Well, late 20s is certainly not old. And if you only socialize with people your own age or younger, it's pretty easy to feel like 30 is a death sentence or whatever. Do you have friends, colleagues, mentors who are older than you, whose lives you admire? If not, get some. They'll help give you the perspective you're missing.

(As someone in their mid-thirties whose life has only gotten more awesome as I've gotten further away from my twenties, I'm kind of thinking your tune will change in a couple of years. 26, really, is like the late stages of adolescence.)
posted by palomar at 7:15 AM on June 19, 2011 [1 favorite]


Well the thing is that people talk bollocks.

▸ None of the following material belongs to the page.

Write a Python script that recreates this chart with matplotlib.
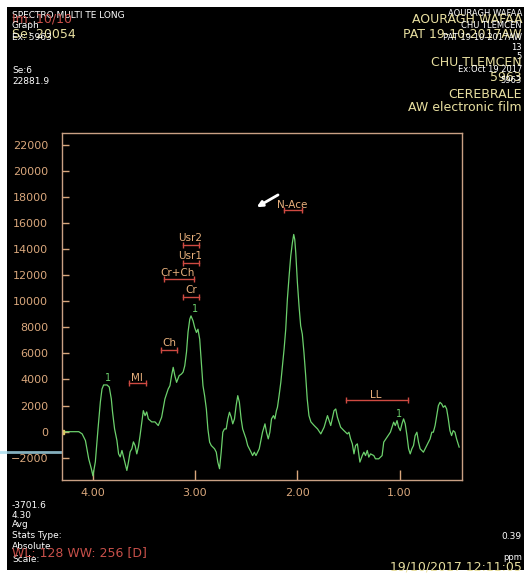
import numpy as np
import matplotlib
matplotlib.use("Agg")
from matplotlib import pyplot as plt
from matplotlib.patches import Rectangle
from matplotlib.lines import Line2D

# spectrum (ppm, signal)
ppm = [4.30, 4.136, 4.103, 4.071, 4.039, 4.013, 3.998, 3.974, 3.948, 3.925, 3.909, 3.893, 3.860, 3.838,
       3.818, 3.806, 3.786, 3.763, 3.747, 3.731, 3.714, 3.699, 3.682, 3.666, 3.650, 3.634, 3.617, 3.602,
       3.585, 3.569, 3.553, 3.537, 3.520, 3.505, 3.488, 3.472, 3.456, 3.423, 3.391, 3.359, 3.326, 3.294,
       3.262, 3.245, 3.229, 3.213, 3.197, 3.180, 3.155, 3.132, 3.116, 3.100, 3.083, 3.068, 3.051, 3.039,
       3.019, 3.003, 2.986, 2.971, 2.954, 2.938, 2.922, 2.906, 2.889, 2.874, 2.857, 2.841, 2.809, 2.792,
       2.777, 2.760, 2.744, 2.728, 2.712, 2.695, 2.679, 2.663, 2.646, 2.631, 2.614, 2.598, 2.582, 2.566,
       2.549, 2.534, 2.501, 2.485, 2.452, 2.437, 2.420, 2.404, 2.388, 2.372, 2.340, 2.316, 2.301, 2.284,
       2.268, 2.252, 2.233, 2.219, 2.204, 2.194, 2.178, 2.161, 2.145, 2.129, 2.113, 2.097, 2.080, 2.064,
       2.048, 2.035, 2.025, 2.015, 1.999, 1.983, 1.967, 1.951, 1.935, 1.918, 1.903, 1.886, 1.867, 1.835,
       1.802, 1.770, 1.738, 1.705, 1.689, 1.673, 1.641, 1.624, 1.608, 1.576, 1.544, 1.511, 1.495, 1.479,
       1.462, 1.446, 1.430, 1.413, 1.388, 1.365, 1.349, 1.333, 1.316, 1.301, 1.284, 1.252, 1.236, 1.204,
       1.171, 1.155, 1.122, 1.090, 1.058, 1.042, 1.025, 1.010, 0.993, 0.977, 0.961, 0.945, 0.928, 0.912,
       0.896, 0.880, 0.864, 0.848, 0.831, 0.815, 0.799, 0.767, 0.734, 0.702, 0.685, 0.670, 0.653, 0.637,
       0.621, 0.605, 0.588, 0.573, 0.556, 0.540, 0.524, 0.508, 0.492, 0.476, 0.459, 0.443, 0.418]
signal = [0, 0, -170, -680, -2080, -2840, -3380, -2310, 210, 2280, 3270, 3580, 3580, 3420,
          2510, 1510, 210, -680, -1700, -1930, -1440, -1930, -2460, -2970, -2310, -1540, -1310, -780,
          -1080, -1700, -1160, -300, 750, 1610, 1230, 1510, 980, 750, 750, 470, 1110, 2510,
          3270, 3520, 4290, 4930, 4290, 3780, 4290, 4420, 4570, 5050, 6100, 7630, 8620, 8870,
          8490, 7980, 7600, 7850, 7090, 5330, 3520, 2760, 1740, 210, -800, -1060, -1310, -1570,
          -2330, -2840, -1570, -40, 210, 210, 980, 1490, 1110, 600, 980, 1990, 2760, 2250,
          980, 210, -550, -1060, -1570, -1830, -1570, -1830, -1570, -1310, -40, 600, -40, -550,
          -40, 980, 1230, 980, 1610, 1870, 2760, 3780, 5050, 6330, 7850, 10150, 11930, 13450,
          14480, 15110, 14730, 13710, 11420, 9630, 8110, 7470, 6070, 4290, 2510, 1230, 750, 470,
          210, -170, 340, 1230, 850, 470, 1610, 1740, 1110, 340, 80, -170, -40, -550,
          -930, -1700, -1060, -930, -2330, -1830, -1570, -1830, -1440, -1950, -1700, -1830, -2080, -2080,
          -1830, -800, -420, -40, 730, 470, 850, 340, 80, 600, 980, 600, -300, -1310,
          -1700, -1310, -1060, -300, -40, -800, -1310, -1570, -1060, -550, -40, -40, 470, 1230,
          1990, 2250, 2120, 1870, 1990, 1740, 980, 80, -300, 80, -40, -550, -1180]

y_ticks = [-2000, 0, 2000, 4000, 6000, 8000, 10000, 12000, 14000, 16000, 18000, 20000, 22000]
x_ticks = [4.0, 3.0, 2.0, 1.0]
x_ticklabels = ["4.00", "3.00", "2.00", "1.00"]

# metabolite labels: name, text x, text y, bracket start, bracket end, bracket y
met_names = ["Usr2", "Usr1", "Cr+Ch", "Cr", "Ch", "MI", "N-Ace", "LL"]
met_text_x = [3.044, 3.044, 3.168, 3.035, 3.255, 3.566, 2.051, 1.236]
met_text_y = [14806, 13431, 12132, 10834, 6784, 4149, 17404, 2812]
met_x1 = [3.122, 3.122, 3.304, 3.116, 3.336, 3.641, 2.132, 1.527]
met_x2 = [2.961, 2.961, 3.012, 2.961, 3.175, 3.479, 1.957, 0.922]
met_y = [14272, 12950, 11674, 10352, 6272, 3705, 16969, 2430]

# green "1" peak marks
one_x = [3.854, 3.003, 1.010]
one_y = [4110, 9382, 1360]

tan = "#d9a77c"
red = "#cf4a42"
yellow = "#e8dfa0"
green = "#6cd06c"

W, H = 524, 576

fig = plt.figure(figsize=(5.24, 5.76), dpi=100, facecolor="white")
fig.patches.append(Rectangle((7 / W, 1 - 570 / H), 1 - 7 / W, 563 / H, transform=fig.transFigure,
                             facecolor="black", edgecolor="none", zorder=-10))
fig.add_artist(Line2D([0, 60 / W], [1 - 452 / H, 1 - 452 / H], color="#a6dcee", lw=2, alpha=0.8,
                      zorder=5))

ax = fig.add_axes([62 / W, 1 - 480 / H, 400 / W, 347 / H])
ax.set_zorder(1)
ax.set_facecolor("black")

ax.plot(ppm, signal, color=green, lw=0.9)
ax.plot(ppm[0], signal[0], "s", color="#d8c860", ms=2.5)

for i in range(len(met_names)):
    ax.text(met_text_x[i], met_text_y[i], met_names[i], color="#e8b07c", fontsize=7.5,
            ha="center", va="center")
    ax.plot([met_x1[i], met_x2[i]], [met_y[i], met_y[i]], color=red, lw=1,
            marker="|", ms=4, mew=1)

for i in range(len(one_x)):
    ax.text(one_x[i], one_y[i], "1", color=green, fontsize=7, ha="center", va="center")

ax.annotate("", xy=(2.42, 17098), xytext=(2.165, 18244),
            arrowprops=dict(arrowstyle="-|>", color="white", lw=2, mutation_scale=8))

ax.set_xlim(4.30, 0.39)
ax.set_ylim(-3701.6, 22881.9)
ax.set_xticks(x_ticks)
ax.set_xticklabels(x_ticklabels)
ax.set_yticks(y_ticks)
ax.tick_params(axis="y", direction="in", length=5, width=1, color=tan, labelcolor=tan,
               labelsize=8, pad=10)
ax.tick_params(axis="x", direction="in", length=7, width=1, color=tan, labelcolor=tan,
               labelsize=8, pad=6)
for s in ax.spines.values():
    s.set_color("#c9a084")
    s.set_linewidth(1)


def ftext(x, y, s, color="white", size=6.5, ha="left", **kw):
    fig.text(x / W, 1 - y / H, s, color=color, fontsize=size, ha=ha, va="center", **kw)


# top left overlay
ftext(12, 15.5, "SPECTRO MULTI TE LONG")
ftext(12, 19, "Im: 10/10", color="#c8504a", size=9)
ftext(12, 26, "Graph")
ftext(12, 34, "Se: 20054", color=yellow, size=9)
ftext(12, 37.5, "Ex: 5963")
ftext(12, 70.5, "Se:6")
ftext(12, 81, "22881.9")

# top right overlay
ftext(522, 14, "AOURAGH WAFAA", size=6, ha="right")
ftext(522, 19.5, "AOURAGH WAFAA", color=yellow, size=9, ha="right")
ftext(522, 25.5, "CHU TLEMCEN", size=6, ha="right")
ftext(522, 34, "PAT 19-10-2017AW", color=yellow, size=9, ha="right")
ftext(522, 38, "PAT 19-10-2017AW", size=6, ha="right")
ftext(522, 47, "13", size=6, ha="right")
ftext(522, 56.5, "5", size=6, ha="right")
ftext(522, 62, "CHU TLEMCEN", color=yellow, size=9, ha="right")
ftext(522, 70, "Ex:Oct 19 2017", size=6, ha="right")
ftext(522, 77.5, "5963", color=yellow, size=9, ha="right")
ftext(522, 80.5, "5963", size=6, ha="right")
ftext(522, 94, "CEREBRALE", color=yellow, size=9, ha="right")
ftext(522, 107.5, "AW electronic film", color=yellow, size=9, ha="right")

# bottom left overlay
ftext(12, 505, "-3701.6")
ftext(12, 515, "4.30")
ftext(12, 524.5, "Avg")
ftext(12, 535.5, "Stats Type:")
ftext(12, 546.5, "Absolute")
ftext(12, 559.5, "Scale:")
ftext(12, 552.5, "WL: 128 WW: 256 [D]", color="#c8504a", size=9)

# bottom right overlay
ftext(522, 536.5, "0.39", ha="right")
ftext(522, 557, "ppm", size=6, ha="right")
ftext(522, 567, "19/10/2017 12:11:05", color=yellow, size=9, ha="right")

plt.savefig("out.png", dpi=100, facecolor=fig.get_facecolor())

Especially old gits who have it all and don't appreciate it and want to rub your face in how your youth is wasted on you. Don't listen to old gits. Don't argue with them, just give them a frozen smile and nod and move on.

I would suggest that you examine your beliefs about what you have to do and what you are and are not able to do. If your accommodation costs un bras et une jambe, I assume you have run the numbers about moving further into the city and have concluded it costs too much. Would it be too much disruption to move to a more fun place? Would it be unfeasible to search, say, meetup.com for opportunities for local fun?

If you are sure your studies are not going to get you anywhere, can you drop them? Or is that not worth it for some reason?

It sounds like you need to change something. If you can't see what to change now, I would suggest you keep your eye on the ball and investigate small opportunities when they arise. This is often how things have improved for me. Maybe you could get a copy of "The Luck Factor" and follow its principles; it certainly can't hurt.
posted by tel3path at 7:53 AM on June 19, 2011


p.s. and the comment in question really isn't relevant to your concerns; rather, it's a list of better things to do than alcohol misuse, which you don't cite as one of your problems. In light of that, I think that taking things a lot less personally would help you, too.
posted by tel3path at 10:05 AM on June 19, 2011 [1 favorite]


Life is filled with short-term investors, who far outnumber the long-term investors. You're hearing comments from the former, who aren't thinking very far ahead -- the latter is probably you.

I went through this in my twenties, too. While all my friends and siblings were having a grand old time, I was working, saving, investing... preparing for a more pleasant life long-term. I got comments about it constantly at the time, because I was "missing out" on so much... but the more everyone aged and settled down, the more those comments turned respectful and even envious.

Life's a marathon for most of us, and while all those sprinting are gasping and trying to find a second wind, you're going to blow right by most of them. The older you get, the more you (and others) will appreciate your approach. So try not to take it personally... it's just a personal philosophy thing.